The president personally pushed for the project, writing on Truth Social in May to “Rebuild, and open Alcatraz!” He also pointed out it’s “foreboding” and “surrounded by sharks.”
“What a symbol it is, and will be!” Trump exclaimed.
Now his 2027 budget request includes $152 million to cover the first year of costs for rebuilding the massive prison facility on an island in the San Francisco Bay.
Trump’s budget must be approved by Congress before any dollars are allocated.
In May 2025, the Bureau of Prisons partnered with the National Park Service conducted its first assessment to see if modern corrections infrastructure can be realistically brought to the island.
A few months later in July, then-Attorney General Pam Bondi and Interior Secretary Doug Burgum visited the island to personally inspect the site. Bondi, after the tour, described it as a “terrific facility.”
Alcatraz was closed as a federal prison in 1963 but now serves as a popular tourist destination and bird sanctuary.
Known as “The Rock,” in its heyday, it was an imposing fortress that housed famous criminals like Al Capone, “Machine Gun” Kelly, the “Birdman of Alcatraz” Robert Stroud, and “Whitey” Bulger.
Now it features boatloads of dressed-down tourists visiting the cells and gift shop.
According to the National Park Service, “Alcatraz Island welcomes approximately 1.2 million visitors a year” and generates around $60 million in annual revenue.
It began operations as a prison in 1934. Built to hold 336 prisoners, there were usually 260 to 275 men behind its walls.

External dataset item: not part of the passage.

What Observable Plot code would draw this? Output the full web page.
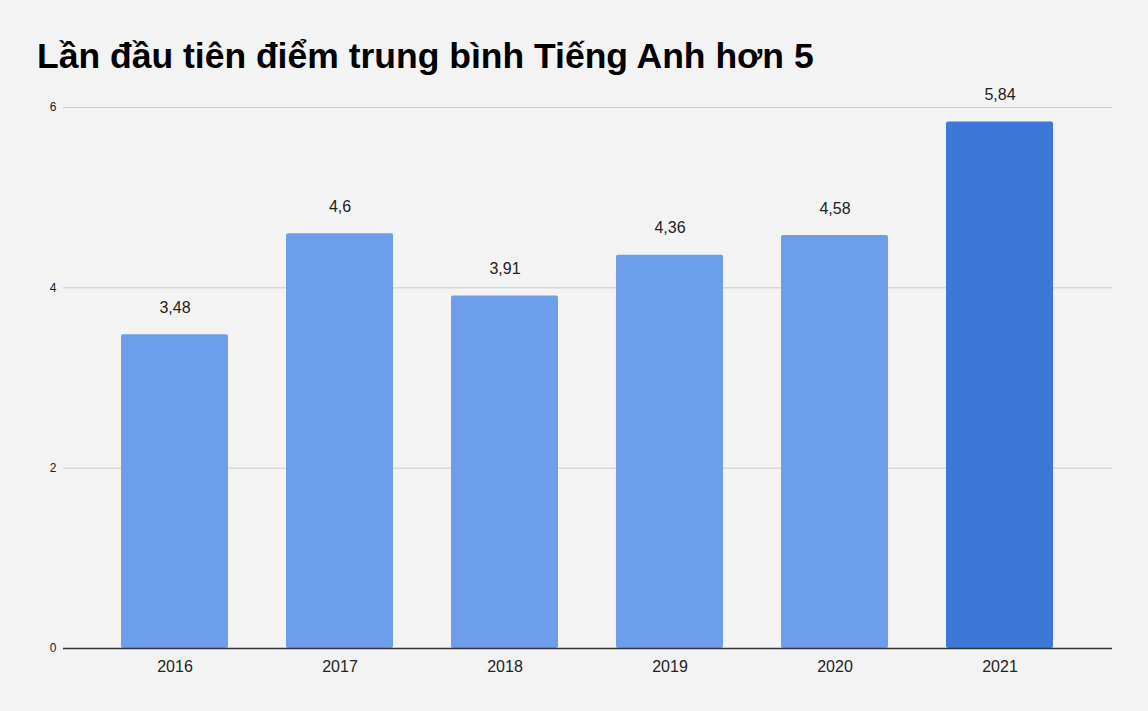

Situated on a rocky island, it was notoriously hard to escape.
Nobody is definitively known to have successfully broken out, though 36 tried (including two who attempted it twice). Twenty-three were caught and returned, seven got fatally shot, three drowned in the surrounding shark-infested waters, and five were never heard from again.
A full rebuild of the facility could take years and millions of dollars. The facility itself is crumbling. There is no running water or sewage system. All necessary supplies, including food and fuel, must be brought in by boat.
Trump’s budget contains $1.5 trillion for the Department of War; $19 billion for federal law enforcement; and cuts for “woke” and “green” projects.
Other interesting line items include $1 billion for the restoration of the Great Salt Lake and $30 million for the Melania Trump Foster Youth to Independence Initiative.